Anticipato il 23 maggio dal singolo “Isola”, il 26 settembre è uscito, sempre per l’etichetta TSCK Records, “Oltre lo specchio”, il nuovo album del cantautore riminese Daniele Maggioli (foto: Giulio Rosini). Un motivo più che nobile per incontrarlo e parlare della sua nuova fatica “da studio”.
Alice ha attraversato lo specchio, tu sei andato oltre. C’è qualcosa di Carroll nel tuo nuovo lavoro?
“Apparentemente no, però in realtà direi di sì: è una metafora universale. Nell’album racconto molte persone, tutte con un taglio piuttosto psicologico: è una descrizione che supera l’immagine superficiale, le loro fisionomie. In questo caso lo specchio mette in luce e riflette una visione più interiore”.

La copertina ricorda, alla lontana, quella di Francesco De Gregori in un album del 1978 in cui calcia un pallone.

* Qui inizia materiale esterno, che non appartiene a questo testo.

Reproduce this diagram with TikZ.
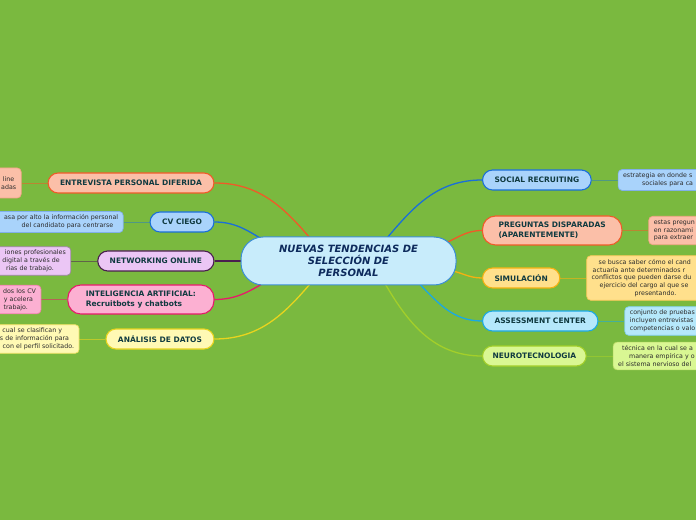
\documentclass[tikz,border=0pt]{standalone}
\usepackage{fontspec}
\setmainfont{DejaVu Sans}
\usetikzlibrary{positioning, calc}

\definecolor{bggreen}{HTML}{7AB93F}
\definecolor{hdtext}{HTML}{103A40}
\definecolor{notetext}{HTML}{2B2B2B}
\definecolor{navy}{HTML}{0D2A5C}
\definecolor{cfill}{HTML}{C8ECFB}
\definecolor{cline}{HTML}{3B8ED6}
\definecolor{orgA}{HTML}{F05A28}
\definecolor{salfill}{HTML}{FBBFA8}
\definecolor{bluA}{HTML}{1A6FD8}
\definecolor{blufill}{HTML}{A9D3FB}
\definecolor{purA}{HTML}{4A1F4F}
\definecolor{purfill}{HTML}{EBC6F5}
\definecolor{pinkA}{HTML}{E8196A}
\definecolor{pinkfill}{HTML}{FCB0D2}
\definecolor{yelA}{HTML}{E8D41E}
\definecolor{yelfill}{HTML}{FFF9B4}
\definecolor{ambA}{HTML}{F5B111}
\definecolor{ambfill}{HTML}{FFE08C}
\definecolor{cyaA}{HTML}{1AA9E3}
\definecolor{cyafill}{HTML}{B5E8FB}
\definecolor{limA}{HTML}{A3CF2A}
\definecolor{limfill}{HTML}{D9F793}

\pgfdeclarelayer{back}
\pgfdeclarelayer{wires}
\pgfsetlayers{back,wires,main}

\begin{document}
\begin{tikzpicture}[x=1pt, y=1pt, node distance=26pt,
    topic/.style={rounded corners=10pt, line width=1.1pt, minimum height=20pt,
      inner xsep=12pt, inner ysep=3pt, text=hdtext,
      font=\fontsize{7.5}{10}\selectfont\bfseries},
    topic2/.style={topic, rounded corners=13pt, inner xsep=18pt,
      minimum height=29pt, align=left},
    note/.style={rounded corners=4pt, line width=0.7pt, inner xsep=5pt,
      inner ysep=3.5pt, text=notetext, text width=130pt,
      font=\fontsize{6.3}{7.8}\selectfont},
    lnote/.style={note, align=right},
    rnote/.style={note, align=left},
    wire/.style={line width=1.3pt},
    twig/.style={line width=0.7pt}]
    \begin{pgfonlayer}{back}
    \fill[bggreen] (0,0) rectangle (696,520);
    \end{pgfonlayer}
    \useasboundingbox (0,0) rectangle (696,520);

    \node[draw=cline, fill=cfill, line width=1pt, rounded corners=22pt,
      minimum width=215pt, minimum height=48pt, align=center, text=navy,
      font=\fontsize{10}{12}\selectfont\bfseries\itshape] (C) at (348.5,259)
      {NUEVAS TENDENCIAS DE\\SELECCIÓN DE\\PERSONAL};

    \node[topic, fill=salfill, draw=orgA, anchor=east] (E) at (214.5,337) {ENTREVISTA PERSONAL DIFERIDA};
    \node[topic, fill=blufill, draw=bluA, anchor=east] (CV) at (214.5,298) {CV CIEGO};
    \node[topic, fill=purfill, draw=purA, anchor=east] (N) at (214.5,259) {NETWORKING ONLINE};
    \node[topic2, fill=pinkfill, draw=pinkA, anchor=east] (IA) at (214.5,220.5) {INTELIGENCIA ARTIFICIAL:\\Recruitbots y chatbots};
    \node[topic, fill=yelfill, draw=yelA, anchor=east] (AD) at (214.5,181) {ANÁLISIS DE DATOS};

    \node[topic, fill=blufill, draw=bluA, anchor=west] (SR) at (482,340) {SOCIAL RECRUITING};
    \node[topic2, fill=salfill, draw=orgA, anchor=west, inner xsep=16pt] (PD) at (482,289.5) {PREGUNTAS DISPARADAS\\(APARENTEMENTE)};
    \node[topic, fill=ambfill, draw=ambA, anchor=west] (S) at (482,242) {SIMULACIÓN};
    \node[topic, fill=cyafill, draw=cyaA, anchor=west] (AC) at (482,199) {ASSESSMENT CENTER};
    \node[topic, fill=limfill, draw=limA, anchor=west, inner xsep=10pt] (NT) at (482,164) {NEUROTECNOLOGIA};

    \node[lnote, fill=salfill, draw=orgA!55!white, minimum height=30pt, left=26pt of E] (E1) {line\kern2pt\\adas};
    \node[lnote, fill=blufill, draw=bluA!55!white, left=of CV] (CV1) {asa por alto la información personal\\del candidato para centrarse\kern5pt};
    \node[lnote, fill=purfill, draw=purA!55!white, left=of N] (N1) {iones profesionales\\digital a través de\kern6pt\\rias de trabajo.\kern12pt};
    \node[lnote, fill=pinkfill, draw=pinkA!55!white, left=of IA] (IA1) {dos los CV\\y acelera\kern3pt\\trabajo.\kern8pt};
    \node[lnote, fill=yelfill, draw=yelA!70!white, left=of AD] (AD1) {cual se clasifican y\kern12pt\\s de información para\kern5pt\\con el perfil solicitado.};

    \node[rnote, fill=blufill, draw=bluA!55!white, right=of SR] (SR1) {estrategia en donde s\\\hspace*{19pt}sociales para ca};
    \node[rnote, fill=salfill, draw=orgA!55!white, right=of PD] (PD1) {estas pregun\\en razonami\\para extraer};
    \node[rnote, fill=ambfill, draw=ambA!70!white, right=of S] (S1) {\hspace*{7pt}se busca saber cómo el cand\\\hspace*{1pt}actuaría ante determinados r\\conflictos que pueden darse du\\\hspace*{8pt}ejercicio del cargo al que se\\\hspace*{43pt}presentando.};
    \node[rnote, fill=cyafill, draw=cyaA!55!white, right=of AC] (AC1) {conjunto de pruebas\\incluyen entrevistas\\competencias o valo};
    \node[rnote, fill=limfill, draw=limA!70!white, right=of NT] (NT1) {\hspace*{4pt}técnica en la cual se a\\\hspace*{11pt}manera empírica y o\\el sistema nervioso del};

    \begin{pgfonlayer}{wires}
    \draw[wire, orgA] (E.east) to[out=0, in=130] ($(C)+(-36,20)$);
    \draw[wire, bluA] (CV.east) to[out=0, in=150] ($(C)+(-80,18)$);
    \draw[wire, purA] (N.east) -- ($(C)+(-100,0)$);
    \draw[wire, pinkA] (IA.east) to[out=0, in=210] ($(C)+(-78,-18)$);
    \draw[wire, yelA] (AD.east) to[out=0, in=230] ($(C)+(-36,-20)$);
    \draw[wire, bluA] (SR.west) to[out=180, in=50] ($(C)+(36,20)$);
    \draw[wire, orgA] (PD.west) to[out=180, in=20] ($(C)+(92,16)$);
    \draw[wire, ambA] (S.west) to[out=180, in=350] ($(C)+(100,-9)$);
    \draw[wire, cyaA] (AC.west) to[out=180, in=315] ($(C)+(68,-20)$);
    \draw[wire, limA] (NT.west) to[out=180, in=300] ($(C)+(35,-20)$);

    \draw[twig, orgA!55!bggreen] (E) -- (E1);
    \draw[twig, bluA!45!bggreen] (CV) -- (CV1);
    \draw[twig, purA!55!bggreen] (N) -- (N1);
    \draw[twig, pinkA!55!bggreen] (IA) -- (IA1);
    \draw[twig, yelA!60!bggreen] (AD) -- (AD1);
    \draw[twig, bluA!45!bggreen] (SR) -- (SR1);
    \draw[twig, orgA!55!bggreen] (PD) -- (PD1);
    \draw[twig, ambA!60!bggreen] (S) -- (S1);
    \draw[twig, cyaA!55!bggreen] (AC) -- (AC1);
    \draw[twig, limA!60!bggreen] (NT) -- (NT1);
    \end{pgfonlayer}
\end{tikzpicture}
\end{document}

“La copertina, come quelle degli ultimi tre lavori, l’ha creata Elena Tenti. In questa non c’è una mia foto ma si vede che sono io. A guardarci bene, ricorda quella di De Gregori ‘fermato’ mentre calcia un pallone. Il ‘Principe’ (come Lucio Dalla lo soprannominò durante ‘Banana Republic’, ndr) è l’unico vero cantautore italiano che mi piace: ha ancora oggi un linguaggio aperto, molto attuale, a differenza di De André e Guccini, che secondo me sono più storicizzati, cioè raccontavano l’antimorale dell’epoca”.
Il formato è quello dell’EP: come mai non un “album lungo”?
“Direi che si tratta di un ‘album corto’, un po’ come gli ultimi lavori che ho inciso. Secondo me un album composto da 5, 6, 7 o 8 pezzi è perfetto: non siamo più abituati ad ascoltare dischi lunghi”.
Dove hai scritto i pezzi?
“A Rimini. ‘Oltre lo specchio’, rispetto agli album precedenti, è meno collocato geograficamente. Il pezzo più riminese forse è ‘La canzone degli abissi’, ambientato nel quartiere dove sono cresciuto, la vecchia Fiera, la Cava. Un quartiere che alla fine degli anni Ottanta viveva il boom dell’eroina”.
Tra le tracce, oltre a quella che dà il titolo al cd, anche “Modigliani”.
“L’intero disco è ispirato alla pittura e alle donne. Sul desk del mio computer ho salvato alcune opere di Picasso e di Modigliani che, in qualche modo, mi hanno condizionato. Le donne di Modigliani sono sempre ritratte con il collo molto lungo: per me sono un desiderio di evasione dall’oscurità. Il collo lungo ti permette di guardare sopra la nebbia”.
L’ascoltatore ritrova meno Rimini, a parte ne “La canzone degli abissi”.
“Non è un concept album anche se una chiave, un fil rouge non dichiarato, si può trovare. C’è meno realismo romagnolo rispetto ai lavori del passato e più onirismo. L’album è composto da otto pezzi: sette nuovi e un bonus track, una live session di ‘Viale San Salvador’, dedicata al fotografo Marco Pesaresi”.
Dopo oltre 20 anni, la tua voce è cambiata rispetto agli esordi?
“Sicuramente è cambiata. Quando ho iniziato cantavo con una voce ‘da vecchio’, alla Fabrizio De André o alla Tom Waits, quindi baritonale. A distanza di tempo, quando mi riascolto, sento che non era una voce naturale Da qualche tempo ho alzato la tonalità: la sento più ‘mia’, più vera”.